Sep 11 2019
New outcomes of a study by experimental nuclear physicists Daniel Tapia Takaki and Aleksandr (Sasha) Bylinkin from The University of Kansas have recently been reported in the European Physical Journal C.
The study focuses on research at the Compact Muon Solenoid, an experiment at the Large Hadron Collider, to gain better insights into the behavior of gluons.
Gluons are elementary particles that act to “glue” quarks and anti-quarks together to form neutrons and protons—therefore, gluons have a vital role to play in nearly 98% of all the visible matter in the universe.
Earlier experiments performed at the HERA electron-proton collider, which is now decommissioned, discovered that upon accelerating protons close to the speed of light, the density of gluons within them increases very quickly.
“In these cases, gluons split into pairs of gluons with lower energies, and such gluons split themselves subsequently, and so forth,” stated Tapia Takaki, KU associate professor of physics and astronomy. “At some point, the splitting of gluons inside the proton reaches a limit at which the multiplication of gluons ceases to increase. Such a state is known as the ‘color glass condensate’, a hypothesized phase of matter that is thought to exist in very high-energy protons and as well as in heavy nuclei.”
The KU researcher stated that the more recent experimental results achieved by his team at the Relativistic Heavy Ion Collider and LHC appeared to confirm the occurrence of such a gluon-dominated state. The precise conditions and the accurate energy required to notice “gluon saturation” in the proton or in heavy nuclei are still obscure, he added.
The CMS experimental results are very exciting, giving new information about the gluon dynamics in the proton. The data tell us what the energy and dipole sizes are needed to get deeper into the gluonic-dominated regime where nonlinear QCD effects become dominant.
Victor Goncalves, Professor of Physics, Federal University of Pelotas, Brazil
Goncalves was working at KU under a Brazil-U.S. Professorship collaboratively given by the Sociedade Brasileira de Física and the American Physical Society.
Experiments at the LHC do not perform a direct investigation of the interaction of the proton with elementary particles, for example, those of the late HERA collider. However, it is feasible to use an alternative technique to analyze gluon saturation.
Photon interactions with the proton (or ion) take place when accelerated protons (or the ions) miss each other. These near misses are known as ultra-peripheral collisions (UPCs) since the photon interactions largely take place if the colliding particles are separated from each other considerably.
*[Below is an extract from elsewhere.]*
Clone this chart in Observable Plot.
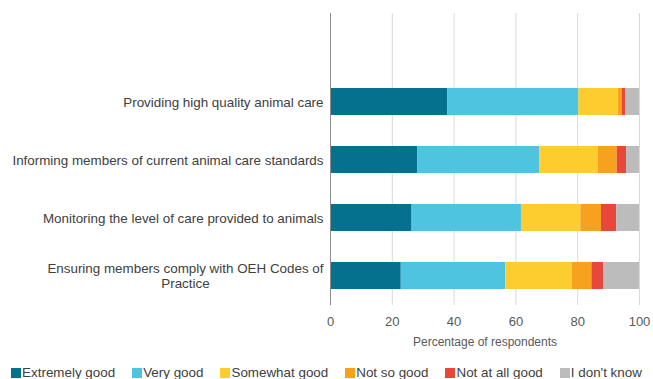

The idea that the electric charge of the proton or ions, when accelerated at ultra-relativistic velocities, will provide a source of quasi-real photons is not new. It was first discussed by Enrico Fermi in the late 1920s. But it’s only since the 2000s at the RHIC collider and more recently at the LHC experiments where this method has been fully exploited.
Tapia Takaki, Associate Professor of Physics and Astronomy, The University of Kansas
Tapia Takaki’s team has had a vital role to play in analyzing ultra-peripheral collisions of protons and ions at two instruments at the Large Hadron Collider, initially at the ALICE Collaboration and more recently with the CMS detector.
“We have now a plethora of interesting results on ultra-peripheral heavy-ion collisions at the CERN’s Large Hadron Collider,” stated Bylinkin, an associate researcher in the group. “Most of the results have been focused on integrated cross-sections of vector mesons and more recently on measurements using jets and studying light-by-light scattering.”
Bylinkin continued, “For the study of vector meson production, we are now doing systematic measurements, not only exploratory ones. We are particularly interested in the energy dependence study of the momentum transfer in vector meson production since here we have the unique opportunity to pin down the onset of gluon saturation.”
According to the researchers, the study is crucial since it is the first one to establish four measured points with respect to the energy of the photon-proton interaction and as a function of the transfer of momentum.
Previous experiments at HERA only had one single point in energy. For our recent result, the lowest point in energy is about 35 GeV and the highest one is about 180 GeV. This does not sound like a very high energy point, considering that for recent J/psi and Upsilon measurements from UPCs at the LHC we have studied processes up to the 1000s GeV.
Tapia Takaki, Associate Professor of Physics and Astronomy, The University of Kansas
Takaki added, “The key point here is that although the energy is much lower in our Rho0 studies, the dipole size is very large.”
The researchers said that several questions are still unsolved in their line of study to gain better insights into the composition of neutrons and protons.
According to Goncalves, “We know that at the HERA collider there were already hints for nonlinear QCD effects, but there are many theoretical questions that have not been answered such as the onset of gluon saturation, and there are at least two main saturation models that we don’t know yet which one is the closest to what nature says the proton is.”
Goncalves continued, “We’ve used the latest results from the CMS collaboration and compared them to both the linear and nonlinear QCD-inspired models. We observed, for the first time, that the CMS data show a clear deviation from the linear QCD model at their highest energy point.”